En La habitación de al lado, la nueva película de Pedro Almodóvar, Julianne Moore interpreta a una escritora (Ingrid) que se reencuentra con una vieja amiga periodista de guerra, Martha, interpretada por Tilda Swinton, a la que le han diagnosticado un cáncer terminal. Aunque llevaban años sin verse, su relación se recupera y profundiza. Ante la posibilidad de una agonía insoportable por culpa de su enfermedad, Martha le pide a su amiga que le acompañe a una casa en el campo donde tiene pensado acabar con su vida con una pastilla. El rol de la acompañante no es ayudarla a morir, sino estar a su lado hasta el último día. Ingrid acepta a regañadientes y dejan Nueva York (que solo es Nueva York porque sale de vez en cuando el skyline de la ciudad) y se marchan a Woodstock, en el norte del Estado (en realidad Almodóvar rodó en una preciosa casa mid century en San Lorenzo del Escorial). Es una premisa fascinante.

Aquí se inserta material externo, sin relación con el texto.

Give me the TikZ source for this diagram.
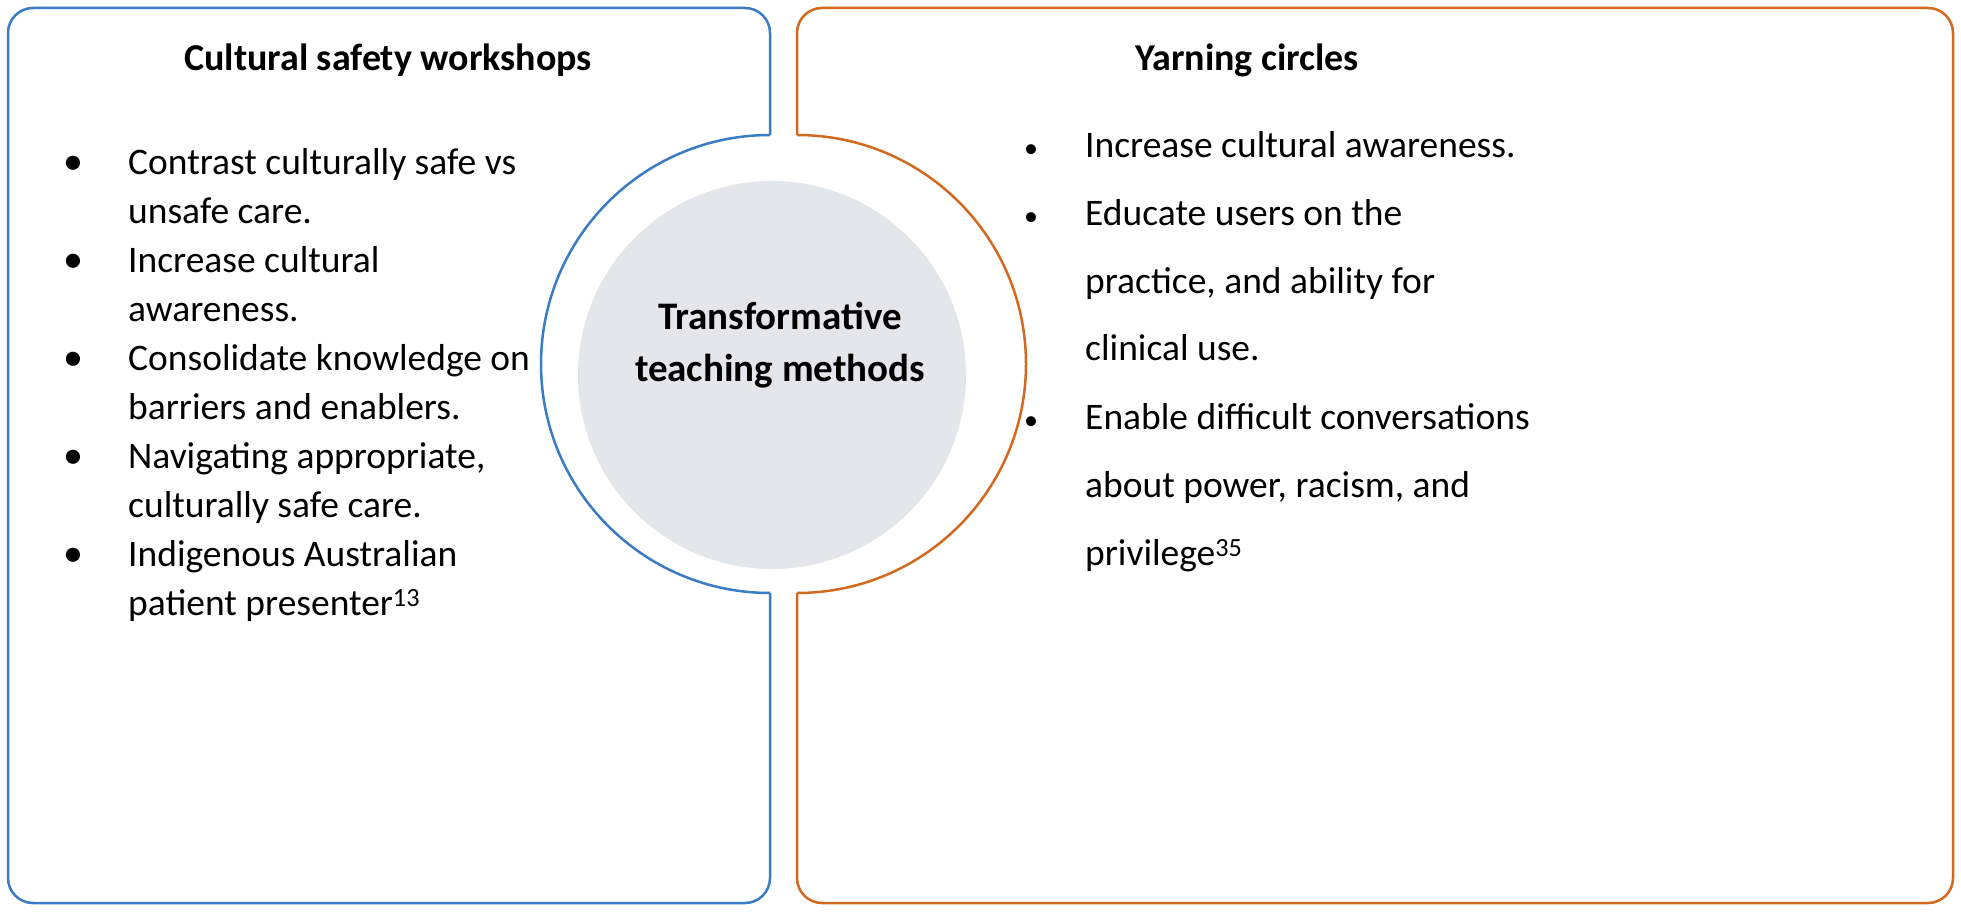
\documentclass[tikz,border=0pt]{standalone}
\usepackage{fontspec}
\setmainfont{Carlito}
\definecolor{bblue}{HTML}{3A7CC4}
\definecolor{oorange}{HTML}{D2691E}
\definecolor{ggray}{HTML}{E3E7EB}
\begin{document}
\begin{tikzpicture}[x=1pt,y=1pt,
  txt/.style={anchor=mid west,inner sep=0pt,font=\fontsize{37.5}{40}\selectfont},
  ttl/.style={anchor=mid,inner sep=0pt,font=\fontsize{38}{44}\selectfont\bfseries},
  bul/.style={anchor=mid,inner sep=0pt,font=\fontsize{37.5}{40}\selectfont},
  frame/.style={line width=2.5pt}]
\useasboundingbox (0,0) rectangle (1961,911);
\fill[white] (0,0) rectangle (1961,911);
% left box
\draw[frame,bblue,rounded corners=25] (770,776) -- (770,903) -- (8,903) -- (8,8) -- (770,8) -- (770,318);
\draw[frame,bblue] (770,776) arc[start angle=90,end angle=270,radius=229];
% right box
\draw[frame,oorange,rounded corners=25] (797,776) -- (797,903) -- (1953,903) -- (1953,8) -- (797,8) -- (797,318);
\draw[frame,oorange] (797,776) arc[start angle=90,end angle=-90,radius=229];
% centre
\node[circle,fill=ggray,minimum size=388,inner sep=0pt] (c) at (772,536) {};
\node[ttl,align=center,font=\fontsize{39}{52}\selectfont\bfseries] (ct) at (780,532) {Transformative\\teaching methods};
% titles
\node[ttl] (t1) at (388,843) {Cultural safety workshops};
\node[ttl,anchor=mid west] (t2) at (1135,843) {Yarning circles};
% left list
\foreach \Y/\t [count=\i] in {172/Contrast culturally safe vs,221/unsafe care.,270/Increase cultural,319/awareness.,368/Consolidate knowledge on,417/barriers and enablers.,466/{Navigating appropriate,},515/culturally safe care.,564/Indigenous Australian,613/patient presenter\textsuperscript{13}}
  \node[txt] (l\i) at (128,911-\Y) {\t};
\foreach \Y [count=\i] in {172,270,368,466,564}
  \node[bul] (lb\i) at (73,911-\Y) {\fontsize{40}{40}\selectfont\textbullet};
% right list
\foreach \Y/\t [count=\i] in {155/Increase cultural awareness.,223/Educate users on the,291/{practice, and ability for},358/clinical use.,427/Enable difficult conversations,495/{about power, racism, and},563/privilege\textsuperscript{35}}
  \node[txt] (r\i) at (1085,911-\Y) {\t};
\foreach \Y [count=\i] in {155,223,427}
  \node[bul] (rb\i) at (1031,911-\Y) {\fontsize{28}{28}\selectfont\textbullet};
\end{tikzpicture}
\end{document}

Almodóvar no es un director realista. Sus películas siempre tienen un esqueleto realista, una narrativa relativamente convencional, pero al director le interesan mucho más otras cosas. No le interesa la verosimilitud sino las atmósferas, una estética, unas emociones sin el sustento convencional. Incluso en sus filmes más realistas (pienso, de sus últimas películas, en Julieta, Dolor y gloria, en La habitación de al lado) le gusta jugar con una especie de extrañamiento, con las escenas oníricas, incluso con la vergüenza ajena y los límites del melodrama. Nunca alcanza el realismo mágico, ni en esta película ni en la mayoría de sus películas, pero le gusta coquetear con el género. No le interesa la idea clásica de realismo.
«No quiere emocionar a través de la verosimilitud de los diálogos sino a través de las emociones de sus personajes»
En La habitación de al lado hay varios ejemplos de eso, sobre todo en los flashbacks, en cierta falta de naturalidad de los actores en algunas escenas, en su estética preciosista. Por ejemplo, algunos de los diálogos y escenas resultan forzados, como si los actores estuvieran practicando el guion antes de actuar realmente. A Almodóvar no le importa mucho eso, porque su objetivo es emocionar por otro lado. De nuevo, no quiere emocionar a través de la verosimilitud de los diálogos sino a través de la verosimilitud de las emociones que experimentan sus personajes.
La crítica anglosajona achaca esta falta de naturalidad al hecho de que es la primera película del director español en inglés (después de los mediometrajes La forma humana y Extraña forma de vida). En la web AVClub, la crítica estadounidense Natalia Keogan dice que hay una «disonancia entre las inclinaciones melodramáticas del director y su ejecución en inglés. En español, esta sensibilidad jabonosa se adopta con eficacia, pero estos mismos escenarios y diálogos tienen una connotación de cursilería en la traducción». Lo que se le escapa a Keogan, y a muchos otros críticos que han señalado lo mismo, es que esa sensación se produce en todas las películas de Almodóvar. No tiene nada que ver con el idioma.
El resultado no es brillante, pero muy notable. Las protagonistas se mueven entre la aceptación y el vértigo ante la muerte. En una escena especialmente emocionante, Martha está frente al ordenador intentando escribir, pero es incapaz de hacer algo que no sea esperar a la muerte. Hay momentos tiernos, otros ligeramente estrafalarios y melodramáticos, y sin embargo todo está contenido. No es la mejor película de Almodóvar, pero es un añadido emocionante a su filmografía, que es cada vez más elegante y melancólica a la vez que, en paralelo, el director es cada vez más insoportable en su faceta de personalidad pública.